Even the Welsh think the All Blacks were robbed ... sort of.
As New Zealand reels from the shock of a drawn series against the British & Irish Lions, most fingers are being pointed at French referee Roman Poite, who seemed to deprive the All Blacks of a last-gasp chance to win last night's decider at Eden Park.
News site "Wales Online" asked resident referee expert David Bodilly to run his eye over the incident, eventually ruled an "accidental off-side" by Lions hooker Ken Owens, and his verdict - it should have been a penalty under the letter of the law, but it's a dumb law and needs to be changed.
Bodilly, a former Pro12 official, said there were three elements to the decision that required analysis - the law, Poite changing his mind about the penalty and whether the law is right.

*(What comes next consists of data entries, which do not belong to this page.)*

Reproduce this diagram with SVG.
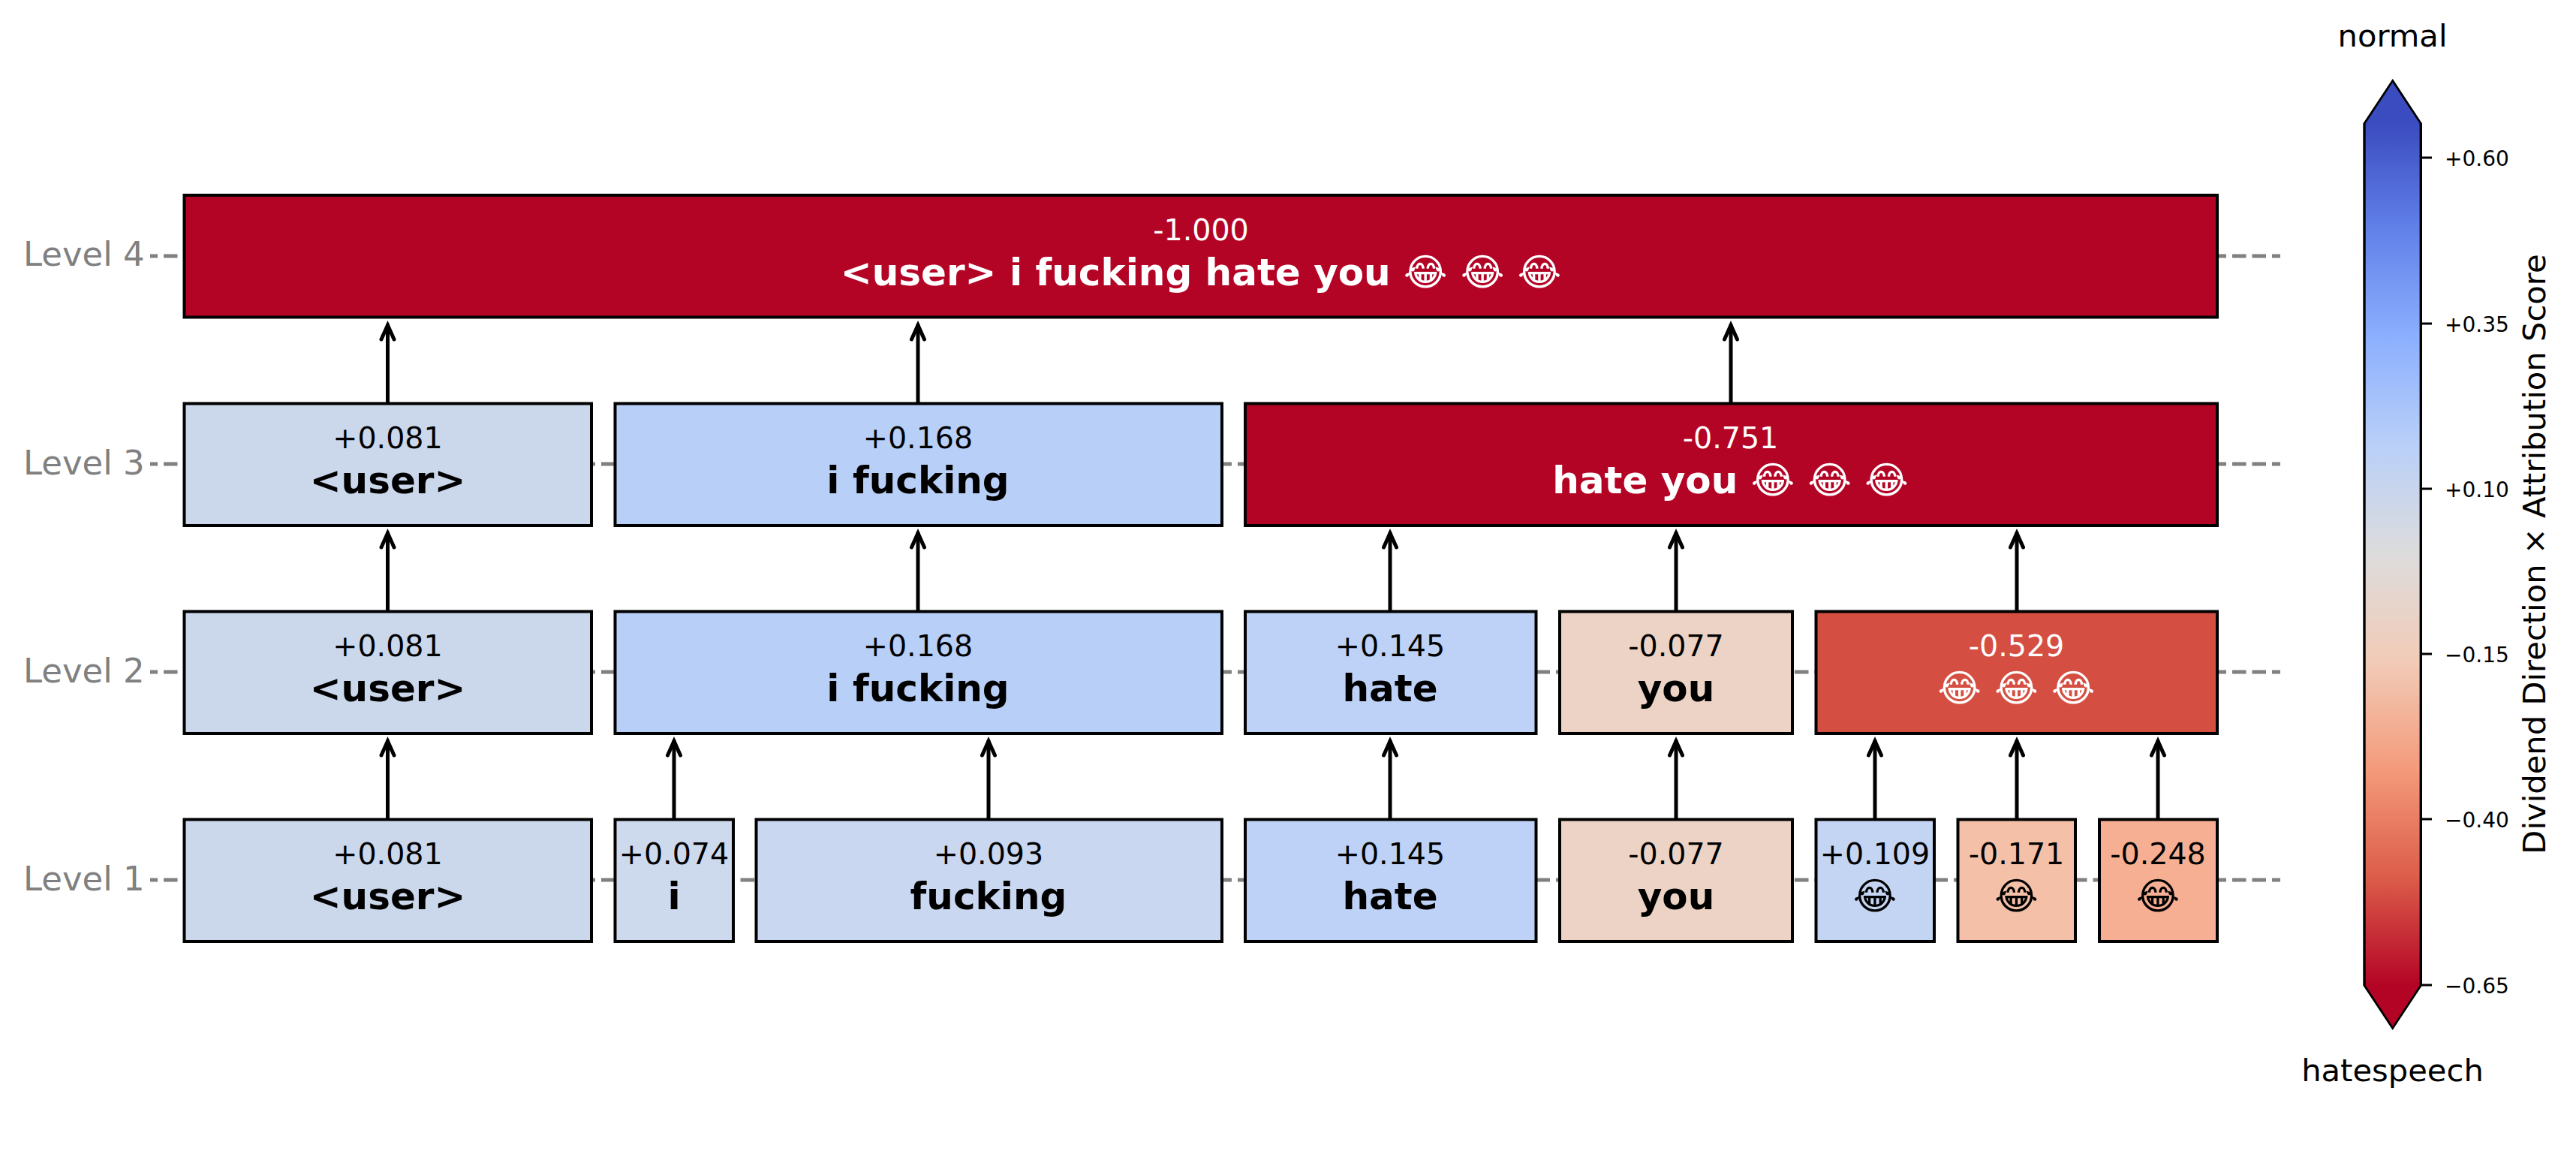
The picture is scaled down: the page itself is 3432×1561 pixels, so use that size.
<svg xmlns="http://www.w3.org/2000/svg" width="3432" height="1561" viewBox="0 0 3432 1561">
<style>
text{font-family:"DejaVu Sans",sans-serif;text-anchor:middle;fill:#000}
.v{font-size:39.6px}
.m{font-size:50px;font-weight:bold}
.w{fill:#fff}
.lv{font-size:45px;fill:#808080;text-anchor:start}
.box{stroke:#000;stroke-width:4}
.guide{stroke:#808080;stroke-width:5;stroke-dasharray:18.5 8;stroke-dashoffset:8.5;fill:none}
.arr{stroke:#000;stroke-width:5;fill:none;stroke-linecap:round;marker-end:url(#head)}
.tk{stroke:#000;stroke-width:3;fill:none}
.tl{font-size:28px;text-anchor:start}
.cb{font-size:41.67px}
</style>
<defs>
<marker id="head" markerUnits="userSpaceOnUse" markerWidth="40" markerHeight="40" viewBox="-30 -15 40 30" refX="0" refY="0" orient="auto" overflow="visible">
<path d="M-19,-8.5 L0,0 L-19,8.5" fill="none" stroke="#000" stroke-width="5" stroke-linecap="round" stroke-linejoin="miter"/>
</marker>
<linearGradient id="cw" gradientUnits="userSpaceOnUse" x1="0" y1="165" x2="0" y2="1312">
<stop offset="0" stop-color="#3b4cc0"/>
<stop offset=".125" stop-color="#6282ea"/>
<stop offset=".25" stop-color="#8db0fe"/>
<stop offset=".375" stop-color="#bad0f8"/>
<stop offset=".5" stop-color="#dddcdc"/>
<stop offset=".625" stop-color="#f2cbb7"/>
<stop offset=".75" stop-color="#f49a7b"/>
<stop offset=".875" stop-color="#dc5d4a"/>
<stop offset="1" stop-color="#b40426"/>
</linearGradient>
</defs>
<rect width="3432" height="1561" fill="#fff"/>
<g id="guides">
<line class="guide" x1="200" x2="3038" y1="341" y2="341"/>
<line class="guide" x1="200" x2="3038" y1="618" y2="618"/>
<line class="guide" x1="200" x2="3038" y1="895" y2="895"/>
<line class="guide" x1="200" x2="3038" y1="1172" y2="1172"/>
</g>
<g id="level-labels">
<text class="lv" x="31" y="354">Level 4</text>
<text class="lv" x="31" y="632">Level 3</text>
<text class="lv" x="31" y="909">Level 2</text>
<text class="lv" x="31" y="1186">Level 1</text>
</g>
<g id="connectors">
<line class="arr" x1="516.5" y1="537" x2="516.5" y2="433"/>
<line class="arr" x1="1223" y1="537" x2="1223" y2="433"/>
<line class="arr" x1="2306" y1="537" x2="2306" y2="433"/>
<line class="arr" x1="516.5" y1="814" x2="516.5" y2="710"/>
<line class="arr" x1="1223" y1="814" x2="1223" y2="710"/>
<line class="arr" x1="1852" y1="814" x2="1852" y2="710"/>
<line class="arr" x1="2233" y1="814" x2="2233" y2="710"/>
<line class="arr" x1="2687" y1="814" x2="2687" y2="710"/>
<line class="arr" x1="516.5" y1="1091" x2="516.5" y2="987"/>
<line class="arr" x1="898" y1="1091" x2="898" y2="987"/>
<line class="arr" x1="1317" y1="1091" x2="1317" y2="987"/>
<line class="arr" x1="1852" y1="1091" x2="1852" y2="987"/>
<line class="arr" x1="2233" y1="1091" x2="2233" y2="987"/>
<line class="arr" x1="2498" y1="1091" x2="2498" y2="987"/>
<line class="arr" x1="2687" y1="1091" x2="2687" y2="987"/>
<line class="arr" x1="2875" y1="1091" x2="2875" y2="987"/>
</g>
<g id="n4-all"><rect class="box" x="245.5" y="260" width="2708.5" height="162.5" fill="#b40426"/><text class="v w" x="1600" y="319.5">-1.000</text><text class="m w" x="1600" y="380">&lt;user&gt; i fucking hate you 😂 😂 😂</text></g>
<g id="n3-user"><rect class="box" x="245.5" y="537.5" width="542.5" height="162.5" fill="#cbd8ec"/><text class="v" x="516.5" y="596.5">+0.081</text><text class="m" x="516.5" y="657">&lt;user&gt;</text></g>
<g id="n3-ifucking"><rect class="box" x="819.5" y="537.5" width="808.5" height="162.5" fill="#b8cff8"/><text class="v" x="1223" y="596.5">+0.168</text><text class="m" x="1223" y="657">i fucking</text></g>
<g id="n3-hateyou"><rect class="box" x="1659" y="537.5" width="1295" height="162.5" fill="#b40426"/><text class="v w" x="2305.5" y="596.5">-0.751</text><text class="m w" x="2305.5" y="657">hate you 😂 😂 😂</text></g>
<g id="n2-user"><rect class="box" x="245.5" y="814.5" width="542.5" height="162.5" fill="#cbd8ec"/><text class="v" x="516.5" y="873.5">+0.081</text><text class="m" x="516.5" y="934">&lt;user&gt;</text></g>
<g id="n2-ifucking"><rect class="box" x="819.5" y="814.5" width="808.5" height="162.5" fill="#b8cff8"/><text class="v" x="1223" y="873.5">+0.168</text><text class="m" x="1223" y="934">i fucking</text></g>
<g id="n2-hate"><rect class="box" x="1659" y="814.5" width="387.5" height="162.5" fill="#bdd2f6"/><text class="v" x="1852" y="873.5">+0.145</text><text class="m" x="1852" y="934">hate</text></g>
<g id="n2-you"><rect class="box" x="2078" y="814.5" width="310" height="162.5" fill="#ecd3c5"/><text class="v" x="2233" y="873.5">-0.077</text><text class="m" x="2233" y="934">you</text></g>
<g id="n2-emoji"><rect class="box" x="2419.5" y="814.5" width="534.5" height="162.5" fill="#d44e41"/><text class="v w" x="2686.5" y="873.5">-0.529</text><text class="m w" x="2686.5" y="934">😂 😂 😂</text></g>
<g id="n1-user"><rect class="box" x="245.5" y="1091.5" width="542.5" height="162.5" fill="#cbd8ec"/><text class="v" x="516.5" y="1150.5">+0.081</text><text class="m" x="516.5" y="1211">&lt;user&gt;</text></g>
<g id="n1-i"><rect class="box" x="819.5" y="1091.5" width="157.5" height="162.5" fill="#cdd9ec"/><text class="v" x="898" y="1150.5">+0.074</text><text class="m" x="898" y="1211">i</text></g>
<g id="n1-fucking"><rect class="box" x="1007.5" y="1091.5" width="620.5" height="162.5" fill="#c9d7f0"/><text class="v" x="1317" y="1150.5">+0.093</text><text class="m" x="1317" y="1211">fucking</text></g>
<g id="n1-hate"><rect class="box" x="1659" y="1091.5" width="387.5" height="162.5" fill="#bdd2f6"/><text class="v" x="1852" y="1150.5">+0.145</text><text class="m" x="1852" y="1211">hate</text></g>
<g id="n1-you"><rect class="box" x="2078" y="1091.5" width="310" height="162.5" fill="#ecd3c5"/><text class="v" x="2233" y="1150.5">-0.077</text><text class="m" x="2233" y="1211">you</text></g>
<g id="n1-e1"><rect class="box" x="2419.5" y="1091.5" width="157.5" height="162.5" fill="#c4d5f3"/><text class="v" x="2498" y="1150.5">+0.109</text><text class="m" x="2498" y="1211">😂</text></g>
<g id="n1-e2"><rect class="box" x="2608.5" y="1091.5" width="156.5" height="162.5" fill="#f4c0a7"/><text class="v" x="2686.5" y="1150.5">-0.171</text><text class="m" x="2686.5" y="1211">😂</text></g>
<g id="n1-e3"><rect class="box" x="2797" y="1091.5" width="157" height="162.5" fill="#f6af92"/><text class="v" x="2875" y="1150.5">-0.248</text><text class="m" x="2875" y="1211">😂</text></g>
<g id="colorbar">
<polygon points="3187.7,108 3225.3,165 3225.3,1312 3187.7,1369 3150,1312 3150,165" fill="url(#cw)" stroke="#000" stroke-width="3.4"/>
<polygon points="3187.7,110 3224,165 3151.4,165" fill="#3b4cc0"/>
<polygon points="3187.7,1367 3224,1312 3151.4,1312" fill="#b40426"/>
<path class="tk" d="M3226,210H3240M3226,431H3240M3226,651H3240M3226,871H3240M3226,1091H3240M3226,1312H3240"/>
<text class="tl" x="3257" y="221">+0.60</text>
<text class="tl" x="3257" y="442">+0.35</text>
<text class="tl" x="3257" y="662">+0.10</text>
<text class="tl" x="3257" y="882">−0.15</text>
<text class="tl" x="3257" y="1102">−0.40</text>
<text class="tl" x="3257" y="1323">−0.65</text>
<text class="cb" x="3187.5" y="62">normal</text>
<text class="cb" x="3187.5" y="1440">hatespeech</text>
<text class="cb" transform="translate(3391 738) rotate(-90)">Dividend Direction × Attribution Score</text>
</g>
</svg>
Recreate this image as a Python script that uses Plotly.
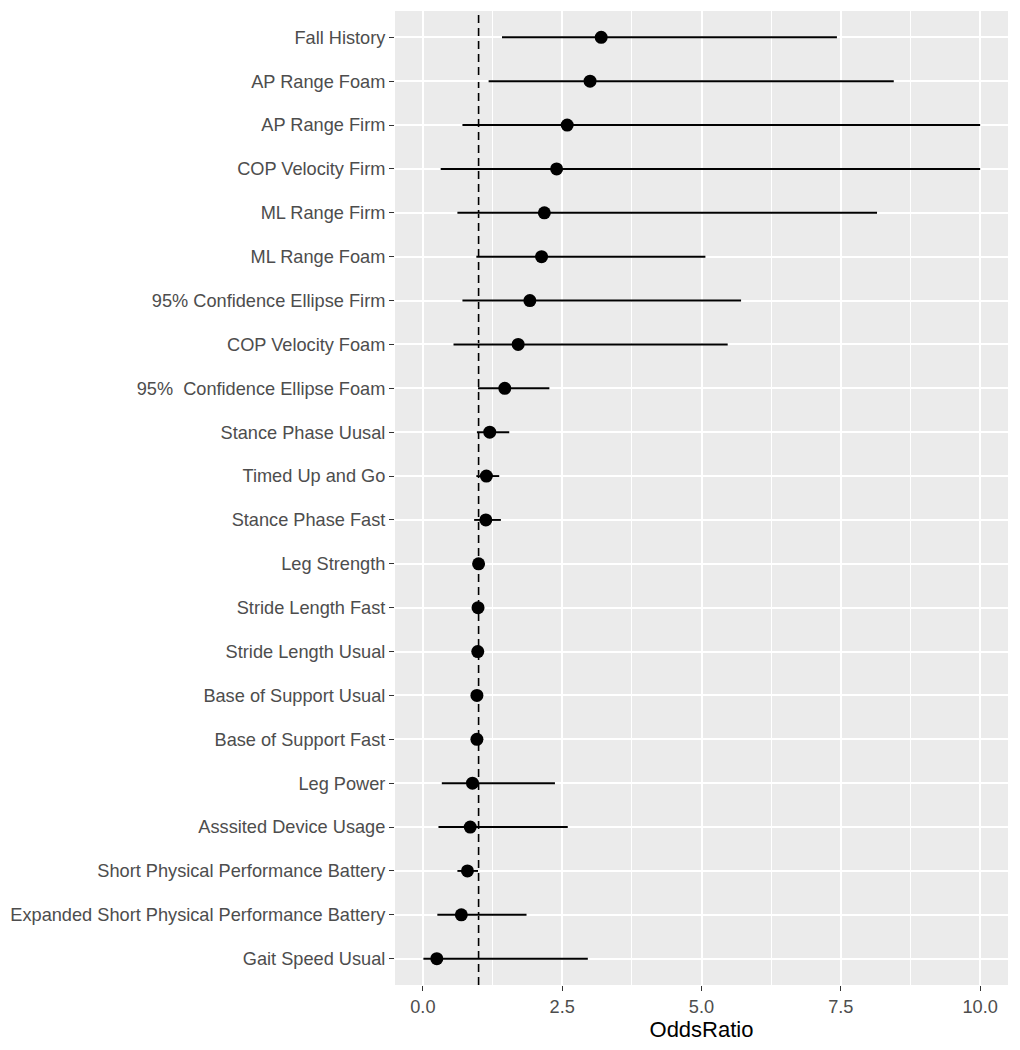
import plotly.graph_objects as go

# Categories listed top to bottom as in the reference
labels = [
    "Fall History", "AP Range Foam", "AP Range Firm", "COP Velocity Firm",
    "ML Range Firm", "ML Range Foam", "95% Confidence Ellipse Firm",
    "COP Velocity Foam", "95%  Confidence Ellipse Foam", "Stance Phase Uusal",
    "Timed Up and Go", "Stance Phase Fast", "Leg Strength", "Stride Length Fast",
    "Stride Length Usual", "Base of Support Usual", "Base of Support Fast",
    "Leg Power", "Asssited Device Usage", "Short Physical Performance Battery",
    "Expanded Short Physical Performance Battery", "Gait Speed Usual",
]
odds = [3.20, 3.00, 2.59, 2.40, 2.18, 2.13, 1.92, 1.71, 1.47, 1.20, 1.14, 1.13,
        1.00, 0.99, 0.985, 0.97, 0.97, 0.89, 0.85, 0.80, 0.69, 0.25]
lower = [1.42, 1.18, 0.71, 0.32, 0.62, 0.96, 0.71, 0.55, 0.99, 0.97, 0.96, 0.92,
         0.99, 0.98, 0.975, 0.96, 0.96, 0.34, 0.28, 0.62, 0.26, 0.01]
upper = [7.43, 8.45, 10.0, 10.0, 8.15, 5.07, 5.71, 5.47, 2.27, 1.55, 1.37, 1.40,
         1.01, 1.00, 0.995, 0.98, 0.98, 2.37, 2.60, 0.99, 1.86, 2.96]
ref_value = 1.0
x_ticks = [0.0, 2.5, 5.0, 7.5, 10.0]
x_ticktext = ["0.0", "2.5", "5.0", "7.5", "10.0"]
x_minor = [1.25, 3.75, 6.25, 8.75]

err_plus = [u - o for u, o in zip(upper, odds)]
err_minus = [o - l for o, l in zip(odds, lower)]

fig = go.Figure()
fig.add_trace(go.Scatter(
    x=odds, y=labels, mode="markers",
    marker=dict(color="black", size=13),
    error_x=dict(type="data", symmetric=False, array=err_plus, arrayminus=err_minus,
                 color="black", thickness=1.9, width=0),
    showlegend=False,
))

fig.add_shape(type="line", x0=ref_value, x1=ref_value, xref="x", y0=0, y1=1, yref="paper",
              line=dict(color="black", width=1.6, dash="8px,5px"), layer="between")

font_family = "Liberation Sans, Arial, sans-serif"
fig.update_layout(
    width=1020, height=1050,
    margin=dict(l=395, r=12, t=11, b=65),
    paper_bgcolor="white", plot_bgcolor="#EBEBEB",
    font=dict(family=font_family, size=18.2, color="#4D4D4D"),
    xaxis=dict(
        range=[-0.5, 10.5], tickvals=x_ticks, ticktext=x_ticktext,
        showgrid=True, gridcolor="white", gridwidth=1.6,
        zeroline=False, showline=False,
        ticks="outside", ticklen=5, tickcolor="#333333", tickwidth=1.1,
        tickfont=dict(size=18.2, color="#4D4D4D"),
        minor=dict(tickvals=x_minor, showgrid=True, gridcolor="white", gridwidth=0.8, ticks=""),
        title=dict(text="OddsRatio", font=dict(size=22, color="black"), standoff=3),
    ),
    yaxis=dict(
        type="category", categoryorder="array", categoryarray=labels[::-1],
        range=[-0.6, len(labels) - 0.4],
        showgrid=True, gridcolor="white", gridwidth=1.6,
        zeroline=False, showline=False,
        ticks="outside", ticklen=5, tickcolor="#333333", tickwidth=1.1,
        tickfont=dict(size=18.2, color="#4D4D4D"),
    ),
)

fig.write_html("out.html", config={"displayModeBar": False},
               post_script="document.body.style.margin='0';document.body.style.padding='0';")
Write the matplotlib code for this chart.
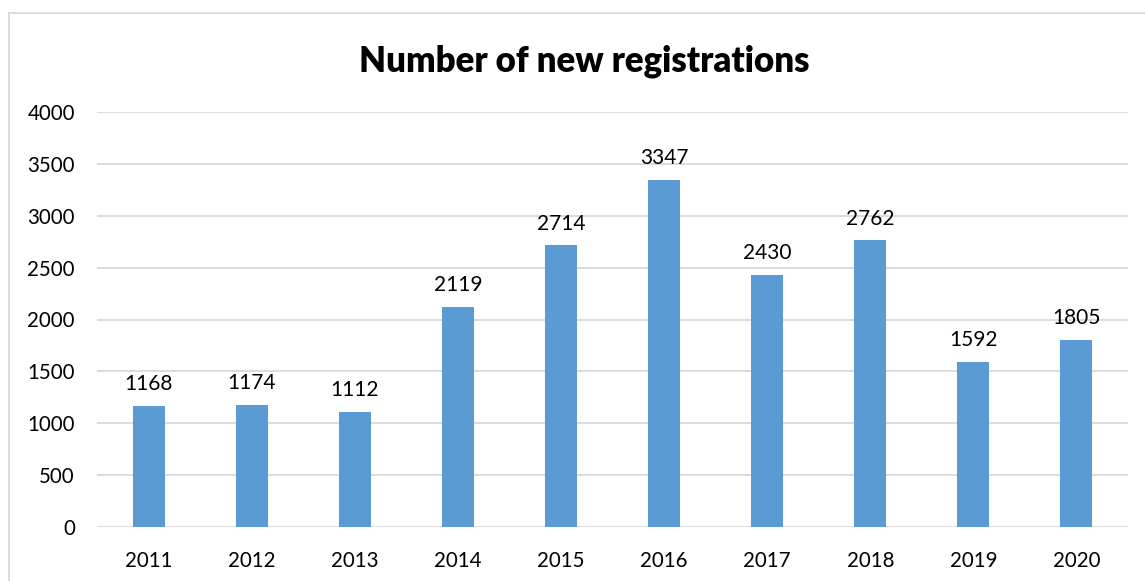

"The law is the law as it stands," said Bodilly. "The ball went forward off a red player (Liam Williams), was next played by another red player (Ken Owens) and that is a penalty.
"In refereeing, we are told to 'penalise the clear and obvious', advice that is really important, given how many other thought processes go on in your head during a game, particularly one of this intensity.
"From his position, his line of sight, Poite would have asked himself: 'Did that come off red? Yes. Did red play the ball next? Yes. Penalty'."
Bodilly questioned why Poite felt he needed to change his original ruling after viewing video replays, since referees are only supposed to use the TMO to check tries or acts of foul play. Once he was satisfied Williams had not been taken out in mid-air, that should have been the end of TMO involvement.
"Perhaps he should have taken a leaf out of Jerome Garces' book from the previous week in Wellington and been more firm. However, Poite wasn't and I had to smile at [All Black captain Kieran Read's] reaction to the official, almost asking it it's OK to 'have a deal'.
"Read was having none of that, hence his 'There's no such thing as accidental off-side' remark to Poite. In this particular instance, Read was right."
But Bodilly argued the law was "stupid" and needed to be rethought.
"Put yourself in Ken Owens' position - how is he supposed to know, in a split second, who has played the ball in those circumstances, Lions of New Zealand?
"We had to watch replays to be certain ourselves. Owens didn't have that luxury.
"He wasn't deliberately transgressing. He was just acting on instinct, as any other player would have done.
"Should what we saw with Owens really be penalized in the same way as a high tackle, a jumper being pulled down in a lineout or the many other clear offences on the field of play that are a lot more dangerous?"
One thing is certain - Bodilly's opinion is only one that will continue to fan this flame for years to come.